Cette révolution est, tant mieux pour ce grand peuple, celle des jeunes et non des jaunes.
A défaut de gagner à destructurer par des concurrences inutiles l’UGTTdans un contexte économique national qui porte en lui toutes les marques de la dépendance et de l’injustice générale jusque-là institutionalisée, la Tunisie de demain me araît gagner union et efficacité syndicale à remettre en question son UGTT; ce qui suppose la maintenir forte de présence et d’action mais tel n’est que la mission impossible sans sa réorganisation.
Pour toutes ces raisons, à temps nouveaux un syndicat non point de peau neuve mais de coeur battant. Cela devait supposer un congrès non pas d’urgence mais au bout d’enquêtes collégiales poussées moins pour établir les évidences duquel la loi se chargera mais pour répérer les creux et les lacunes.
Aujourd’hui que la liberté d’expression gratte du terrain, que les forces ouvertement politiques se frayent des chemins dans l’ordre de la durée, il ne sera que révolutionnaire de fond et de fait de sauver l’UGTT non point de l’Etat qui n’aura jamais plus les moyens de lui couper les doigts de la main ou lui écraser les pieds mais de tous ceux qui en font fond de commerce. Cette grande maison doit revenir aux travailleurs (sens générique du travail) et doit être démocratiquement débarrassée des bureaucrates de tout engraissement syndical. Il revient aux acteurs sociaux les moins fébriles d’engagement socio-politique de décider de la manière d’élire leurs représentants mais un congrès qui prendrait le temps de comprendre qu’il est de sa fonction de donner d’abord gouvernance aux ‘bases’ est aujourd’hui une nécessité pratique. Une UGTT démocratique, engagée, sans les gangrènes hyperbureaucratiques et, finalement, réactionnaires et opportunistes, est une force vers l’avant. Il est temps de ne rien reporter sous quelque prétexte de priorité nationale. Le renouvellement des structures syndicales, du mode de fonctionnement de l’UGTT et sa ‘remise à niveau’ en est bien une.

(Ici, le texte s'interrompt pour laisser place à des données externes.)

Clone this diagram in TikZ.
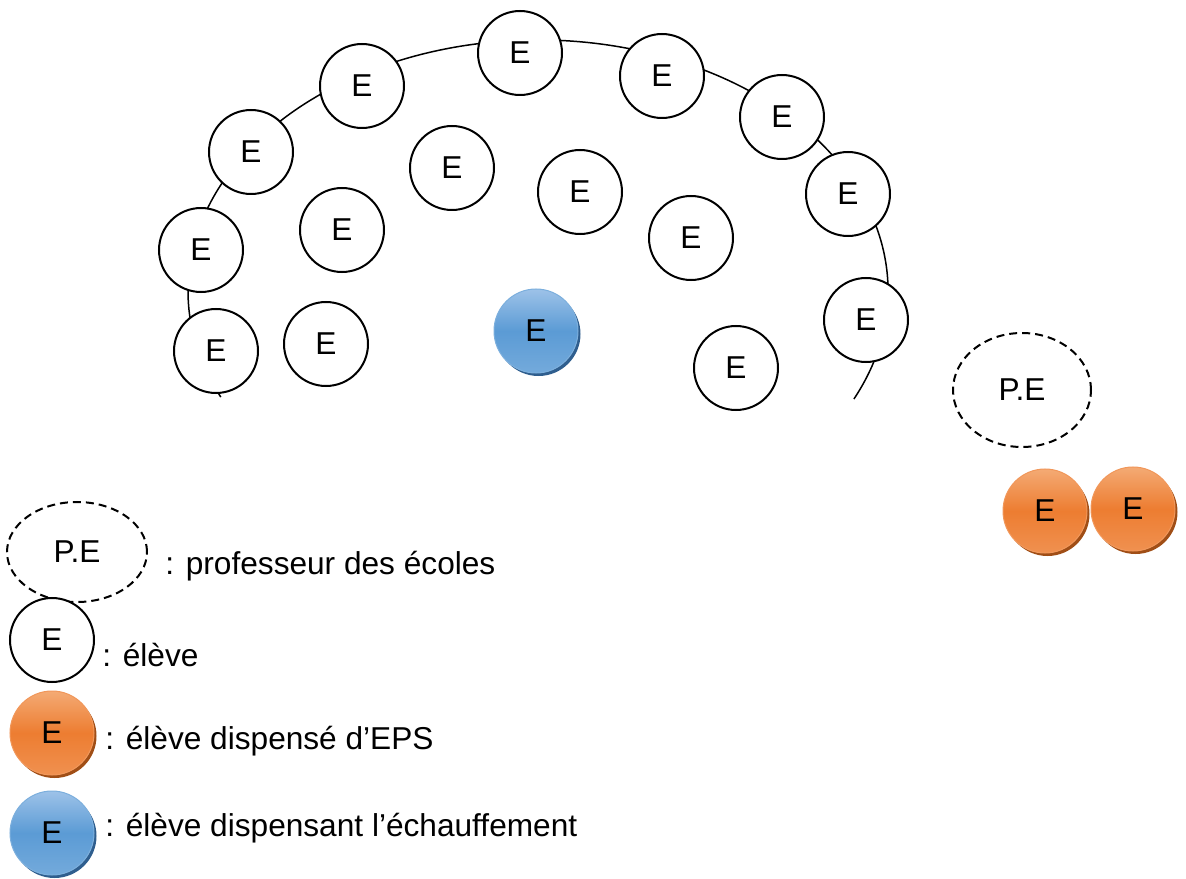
\documentclass[tikz,border=0pt]{standalone}
\usepackage{fontspec}
\setmainfont{Liberation Sans}
\usetikzlibrary{shapes.geometric, shadows}

\definecolor{epsorange}{HTML}{ED7D31}
\definecolor{epsorangelight}{HTML}{F4AA74}
\definecolor{epsorangedark}{HTML}{A04E16}
\definecolor{chauffblue}{HTML}{5B9BD5}
\definecolor{chauffbluelight}{HTML}{9DC2E8}
\definecolor{chauffbluedark}{HTML}{2F5E8E}

\tikzset{
  eleve/.style={circle, draw, fill=white, line width=0.4mm, minimum size=16.8mm,
    inner sep=0pt, font=\fontsize{18}{20}\selectfont},
  dispense/.style={eleve, draw=epsorange!80!white, line width=0.2mm,
    top color=epsorangelight, bottom color=epsorange!85!white, middle color=epsorange,
    general shadow={fill=epsorangedark, shadow xshift=0.5mm, shadow yshift=-0.6mm}},
  echauffe/.style={eleve, draw=chauffblue!80!white, line width=0.2mm,
    top color=chauffbluelight, bottom color=chauffblue!85!white, middle color=chauffblue,
    general shadow={fill=chauffbluedark, shadow xshift=0.5mm, shadow yshift=-0.6mm}},
  prof/.style={ellipse, draw, dashed, dash pattern=on 1.6mm off 1mm, line width=0.4mm,
    inner sep=0pt, font=\fontsize{18}{20}\selectfont},
  legende/.style={anchor=west, inner sep=0pt, font=\fontsize{18}{20}\selectfont}
}

\begin{document}
\begin{tikzpicture}[x=0.2mm, y=0.2mm]
  \useasboundingbox (0,0) rectangle (1186,878);

% le cercle des eleves
\coordinate (arene) at (538,587);
\draw [line width=0.3mm] ([shift={(-25.5:350 and 251)}]arene)
  arc [start angle=-25.5, end angle=205, x radius=350, y radius=251];

\node [eleve] (e1)  at (520,825) {E};
\node [eleve] (e2)  at (362,792) {E};
\node [eleve] (e3)  at (662,802) {E};
\node [eleve] (e4)  at (251,726) {E};
\node [eleve] (e5)  at (782,761) {E};
\node [eleve] (e6)  at (452,710) {E};
\node [eleve] (e7)  at (580,686) {E};
\node [eleve] (e8)  at (342,648) {E};
\node [eleve] (e9)  at (848,684) {E};
\node [eleve] (e10) at (201,628) {E};
\node [eleve] (e11) at (691,640) {E};
\node [eleve] (e12) at (216,527) {E};
\node [eleve] (e13) at (326,534) {E};
\node [eleve] (e14) at (866,558) {E};
\node [eleve] (e15) at (736,510) {E};

\node [echauffe] (chauffe) at (536,547) {E};

\node [prof, minimum width=27.6mm, minimum height=22.8mm] (pe) at (1022,488) {P.E};
\node [dispense] (disp1) at (1045,367) {E};
\node [dispense] (disp2) at (1133,369) {E};

% legende
\node [prof, minimum width=28mm, minimum height=20mm] (legpe) at (77,326) {P.E};
\node [legende] (txtpe) at (165,312) {: professeur des écoles};
\node [eleve] (legeleve) at (52,238) {E};
\node [legende] (txteleve) at (102,223) {: élève};
\node [dispense] (legdisp) at (52,145) {E};
\node [legende] (txtdisp) at (105,137) {: élève dispensé d’EPS};
\node [echauffe] (legchauffe) at (52,45) {E};
\node [legende] (txtchauffe) at (105,50) {: élève dispensant l’échauffement};
\end{tikzpicture}
\end{document}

l’UGTT d’hier n’était en résumé que le pendant ‘noircissant’ de l’Etat d’hier. A un peuple qui tient à ce que sa révolution continue la marche, un syndicat qu’il mérite. Bref, une bureaucratie qui s’en va et un corps qui marche. Les syndiqués seront alors plus nombreux et l’UGTT plus en correspondance avec son contexte général et particulier et avec sa mission de prédilection: la défense des intérêts des employés et, au-delà, du pays et, au-delà encore, des droits du travail; à commencer par le droit au travail.